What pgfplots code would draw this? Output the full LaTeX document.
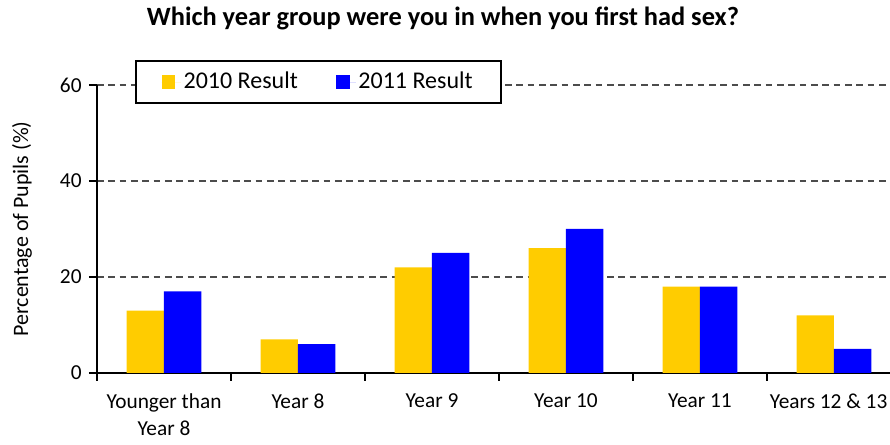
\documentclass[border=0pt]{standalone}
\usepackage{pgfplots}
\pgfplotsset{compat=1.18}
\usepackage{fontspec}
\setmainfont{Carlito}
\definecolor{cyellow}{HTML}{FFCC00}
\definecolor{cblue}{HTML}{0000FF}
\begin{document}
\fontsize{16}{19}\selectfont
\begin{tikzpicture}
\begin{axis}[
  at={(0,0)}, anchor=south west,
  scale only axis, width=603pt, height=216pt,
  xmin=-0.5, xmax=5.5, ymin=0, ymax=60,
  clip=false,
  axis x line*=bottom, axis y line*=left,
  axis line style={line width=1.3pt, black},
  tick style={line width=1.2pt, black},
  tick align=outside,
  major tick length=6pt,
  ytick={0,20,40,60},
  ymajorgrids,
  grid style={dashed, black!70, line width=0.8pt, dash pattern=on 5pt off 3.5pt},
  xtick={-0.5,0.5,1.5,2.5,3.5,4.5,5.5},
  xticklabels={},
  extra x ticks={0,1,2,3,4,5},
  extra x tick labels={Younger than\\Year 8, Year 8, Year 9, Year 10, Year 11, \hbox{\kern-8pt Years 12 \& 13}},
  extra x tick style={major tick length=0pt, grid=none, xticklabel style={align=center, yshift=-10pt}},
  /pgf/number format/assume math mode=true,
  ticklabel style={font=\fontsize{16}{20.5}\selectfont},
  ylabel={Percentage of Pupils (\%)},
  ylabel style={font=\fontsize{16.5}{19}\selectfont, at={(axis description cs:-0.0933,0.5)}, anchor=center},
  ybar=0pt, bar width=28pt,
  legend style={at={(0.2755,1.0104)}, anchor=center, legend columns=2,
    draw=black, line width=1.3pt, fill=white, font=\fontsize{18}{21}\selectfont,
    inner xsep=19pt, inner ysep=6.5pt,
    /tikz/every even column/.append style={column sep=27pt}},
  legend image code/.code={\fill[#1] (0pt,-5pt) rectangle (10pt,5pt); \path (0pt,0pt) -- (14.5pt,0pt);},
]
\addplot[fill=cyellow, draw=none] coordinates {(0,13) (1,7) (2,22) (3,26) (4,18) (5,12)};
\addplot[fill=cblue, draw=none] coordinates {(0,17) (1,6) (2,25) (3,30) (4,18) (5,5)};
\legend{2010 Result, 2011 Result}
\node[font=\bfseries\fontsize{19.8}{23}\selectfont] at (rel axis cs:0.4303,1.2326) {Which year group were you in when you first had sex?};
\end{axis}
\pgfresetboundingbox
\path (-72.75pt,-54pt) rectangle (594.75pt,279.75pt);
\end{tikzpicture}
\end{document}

###

Copy the data exactly. Any picture it contains is to be omitted.

WRITTEN RESPONSE:
What pgfplots code would draw this? Output the full LaTeX document.
\documentclass[border=0pt]{standalone}
\usepackage{pgfplots}
\pgfplotsset{compat=1.18}
\usepackage{fontspec}
\setmainfont{Carlito}
\definecolor{cyellow}{HTML}{FFCC00}
\definecolor{cblue}{HTML}{0000FF}
\begin{document}
\fontsize{16}{19}\selectfont
\begin{tikzpicture}
\begin{axis}[
  at={(0,0)}, anchor=south west,
  scale only axis, width=603pt, height=216pt,
  xmin=-0.5, xmax=5.5, ymin=0, ymax=60,
  clip=false,
  axis x line*=bottom, axis y line*=left,
  axis line style={line width=1.3pt, black},
  tick style={line width=1.2pt, black},
  tick align=outside,
  major tick length=6pt,
  ytick={0,20,40,60},
  ymajorgrids,
  grid style={dashed, black!70, line width=0.8pt, dash pattern=on 5pt off 3.5pt},
  xtick={-0.5,0.5,1.5,2.5,3.5,4.5,5.5},
  xticklabels={},
  extra x ticks={0,1,2,3,4,5},
  extra x tick labels={Younger than\\Year 8, Year 8, Year 9, Year 10, Year 11, \hbox{\kern-8pt Years 12 \& 13}},
  extra x tick style={major tick length=0pt, grid=none, xticklabel style={align=center, yshift=-10pt}},
  /pgf/number format/assume math mode=true,
  ticklabel style={font=\fontsize{16}{20.5}\selectfont},
  ylabel={Percentage of Pupils (\%)},
  ylabel style={font=\fontsize{16.5}{19}\selectfont, at={(axis description cs:-0.0933,0.5)}, anchor=center},
  ybar=0pt, bar width=28pt,
  legend style={at={(0.2755,1.0104)}, anchor=center, legend columns=2,
    draw=black, line width=1.3pt, fill=white, font=\fontsize{18}{21}\selectfont,
    inner xsep=19pt, inner ysep=6.5pt,
    /tikz/every even column/.append style={column sep=27pt}},
  legend image code/.code={\fill[#1] (0pt,-5pt) rectangle (10pt,5pt); \path (0pt,0pt) -- (14.5pt,0pt);},
]
\addplot[fill=cyellow, draw=none] coordinates {(0,13) (1,7) (2,22) (3,26) (4,18) (5,12)};
\addplot[fill=cblue, draw=none] coordinates {(0,17) (1,6) (2,25) (3,30) (4,18) (5,5)};
\legend{2010 Result, 2011 Result}
\node[font=\bfseries\fontsize{19.8}{23}\selectfont] at (rel axis cs:0.4303,1.2326) {Which year group were you in when you first had sex?};
\end{axis}
\pgfresetboundingbox
\path (-72.75pt,-54pt) rectangle (594.75pt,279.75pt);
\end{tikzpicture}
\end{document}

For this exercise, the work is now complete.